Spark DataFrames and SQL

  • Higher-level API with schema (like a SQL table)
  • Catalyst optimizer (automatic query optimization)
  • SparkSQL for SQL queries on big data
  • Moving from RDDs to DataFrames (and why)

To Do This Weekend:

  • ✅ Complete Spark RDD homework
  • ✅ Submit Project Proposal
  • 📖 Optional: Review SQL joins and window functions

References

  • Zaharia et al. (2012): "Resilient Distributed Datasets: A Fault-Tolerant Abstraction for In-Memory Cluster Computing"
  • Learning Spark, 2nd Edition (Chapters 3–4)
  • Apache Spark Documentation: RDD Programming Guide
  • PySpark API Reference: pyspark.RDD

Speaker context: This session is 80% hands-on coding. Students have the architectural understanding from Session 1—now they need to build muscle memory with RDD operations. The centerpiece is comparing Spark word count to their MapReduce version: 5 lines vs. 50+. We'll then progress to pair RDDs, caching, and partitioning. By end of session, students should feel confident writing basic Spark programs independently. Remind them: Project Proposal is due Sunday!

Speaker notes: Draw on whiteboard. "Think of narrow as a one-to-one pipe. Wide is a many-to-many shuffle—every partition needs to send data to every other partition. That's why wide dependencies are expensive and create stage boundaries."

Speaker notes: This is the #1 performance mistake Spark beginners make. Hammer this point. "Every time you write groupByKey, ask yourself: can I use reduceByKey instead? The answer is almost always yes."

Speaker notes: Switch to Spark UI at localhost:4040. Walk through Jobs tab, click into the job, show stages. Click into Stage 0 to show tasks. Point out shuffle write in Stage 0 and shuffle read in Stage 1. "This shuffle is the reduceByKey—same concept as MapReduce shuffle, but Spark keeps results in memory."

Speaker notes: Ask if anyone used groupByKey. If so, use this slide to compare. "This is the same combiner concept from MapReduce—pre-aggregate locally before shuffling."

Speaker notes: Run this live with time.time() around each call. Check Spark UI Storage tab to confirm data is cached. The dramatic difference sells the concept.

Speaker notes: This is pure Spark execution mechanics—if you understand this, you control performance. Start with the mental model: A partition is the unit of parallelism. One task per partition.
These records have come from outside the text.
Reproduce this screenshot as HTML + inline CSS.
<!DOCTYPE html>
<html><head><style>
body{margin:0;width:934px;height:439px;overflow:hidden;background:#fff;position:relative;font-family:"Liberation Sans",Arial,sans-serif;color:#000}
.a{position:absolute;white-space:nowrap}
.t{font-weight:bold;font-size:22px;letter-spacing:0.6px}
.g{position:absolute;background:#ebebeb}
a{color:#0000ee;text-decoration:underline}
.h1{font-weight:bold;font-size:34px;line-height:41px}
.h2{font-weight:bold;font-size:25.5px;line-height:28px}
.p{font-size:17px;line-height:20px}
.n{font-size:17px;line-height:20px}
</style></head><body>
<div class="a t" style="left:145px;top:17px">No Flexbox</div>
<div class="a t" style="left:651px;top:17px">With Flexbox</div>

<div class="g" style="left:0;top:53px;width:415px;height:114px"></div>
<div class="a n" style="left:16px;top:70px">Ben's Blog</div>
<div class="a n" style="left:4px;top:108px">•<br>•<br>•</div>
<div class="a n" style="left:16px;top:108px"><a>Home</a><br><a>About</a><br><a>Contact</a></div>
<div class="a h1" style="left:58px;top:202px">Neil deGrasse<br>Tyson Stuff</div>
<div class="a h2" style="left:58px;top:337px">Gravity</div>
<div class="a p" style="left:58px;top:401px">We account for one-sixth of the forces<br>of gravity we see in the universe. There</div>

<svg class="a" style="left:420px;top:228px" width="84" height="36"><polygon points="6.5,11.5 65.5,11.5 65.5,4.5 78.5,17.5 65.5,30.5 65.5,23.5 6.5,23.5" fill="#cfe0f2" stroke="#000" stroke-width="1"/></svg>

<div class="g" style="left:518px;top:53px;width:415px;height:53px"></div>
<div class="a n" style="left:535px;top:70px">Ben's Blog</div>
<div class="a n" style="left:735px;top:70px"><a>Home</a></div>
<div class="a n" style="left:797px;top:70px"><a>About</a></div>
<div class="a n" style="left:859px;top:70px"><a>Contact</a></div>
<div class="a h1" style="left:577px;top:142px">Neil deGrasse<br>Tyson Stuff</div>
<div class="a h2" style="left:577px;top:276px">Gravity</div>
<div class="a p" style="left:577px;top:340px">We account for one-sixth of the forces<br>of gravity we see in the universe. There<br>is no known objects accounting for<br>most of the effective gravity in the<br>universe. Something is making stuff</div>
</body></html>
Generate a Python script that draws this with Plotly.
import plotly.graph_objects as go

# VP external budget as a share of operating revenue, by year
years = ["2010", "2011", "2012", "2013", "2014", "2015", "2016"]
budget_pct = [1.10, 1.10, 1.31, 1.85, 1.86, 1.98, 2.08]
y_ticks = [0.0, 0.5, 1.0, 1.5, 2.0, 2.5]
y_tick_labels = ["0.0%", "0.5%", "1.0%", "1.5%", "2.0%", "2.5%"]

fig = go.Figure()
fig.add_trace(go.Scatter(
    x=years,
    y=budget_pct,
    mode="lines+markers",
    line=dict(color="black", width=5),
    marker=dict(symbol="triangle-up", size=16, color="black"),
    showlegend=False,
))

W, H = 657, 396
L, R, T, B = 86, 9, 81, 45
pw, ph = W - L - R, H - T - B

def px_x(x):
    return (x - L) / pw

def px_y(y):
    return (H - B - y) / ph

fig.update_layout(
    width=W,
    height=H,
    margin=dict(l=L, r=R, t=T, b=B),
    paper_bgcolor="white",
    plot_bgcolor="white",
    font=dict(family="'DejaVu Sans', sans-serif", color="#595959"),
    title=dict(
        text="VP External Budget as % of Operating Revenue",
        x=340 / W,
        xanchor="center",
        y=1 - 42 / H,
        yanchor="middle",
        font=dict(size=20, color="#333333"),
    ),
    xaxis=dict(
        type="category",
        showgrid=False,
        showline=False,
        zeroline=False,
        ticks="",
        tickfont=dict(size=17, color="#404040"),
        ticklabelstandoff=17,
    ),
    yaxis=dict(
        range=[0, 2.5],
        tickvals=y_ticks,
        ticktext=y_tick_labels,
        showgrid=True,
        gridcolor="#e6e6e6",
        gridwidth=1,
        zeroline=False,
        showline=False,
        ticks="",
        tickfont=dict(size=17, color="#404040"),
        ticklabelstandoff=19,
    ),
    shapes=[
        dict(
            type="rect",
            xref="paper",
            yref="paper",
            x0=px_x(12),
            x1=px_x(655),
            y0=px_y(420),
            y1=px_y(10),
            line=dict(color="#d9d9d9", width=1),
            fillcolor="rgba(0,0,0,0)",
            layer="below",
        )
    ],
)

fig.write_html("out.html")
More partitions → more parallel tasks. Fewer partitions → fewer tasks. Now explain `repartition(n)`: Spark performs a **full shuffle**, redistributing ALL data across the cluster to create evenly-sized partitions. This is expensive (network + disk I/O) but gives you balanced parallelism. Use when: you need more partitions, you need to fix skew, or you're about to do heavy computation like joins. For `coalesce(n)`: Spark merges existing partitions WITHOUT a shuffle—data stays mostly where it already is. This is cheap but may create uneven partition sizes. Use when: reducing partitions before writing output files, or after a filter that drastically shrank your data. Critical insight: `coalesce()` cannot increase partitions effectively—if you have 10 partitions and call `coalesce(100)`, you'd just get empty partitions because there's no data movement. That's why Spark requires `repartition()` for expansion. Draw on whiteboard: show 8 partitions [P1][P2][P3][P4][P5][P6][P7][P8]. With `coalesce(4)`, adjacent partitions merge: [P1+P2][P3+P4][P5+P6][P7+P8]—no data crosses machines. With `repartition(4)`, everything gets shuffled into a balanced mix across 4 new partitions. Under the hood, `repartition(n)` is just `coalesce(n, shuffle=True)`. Pragmatic rule: most people under-partition and over-coalesce. Keep partitions at 2–4× total cluster cores, repartition before heavy joins/aggregations, and coalesce before writing small output files.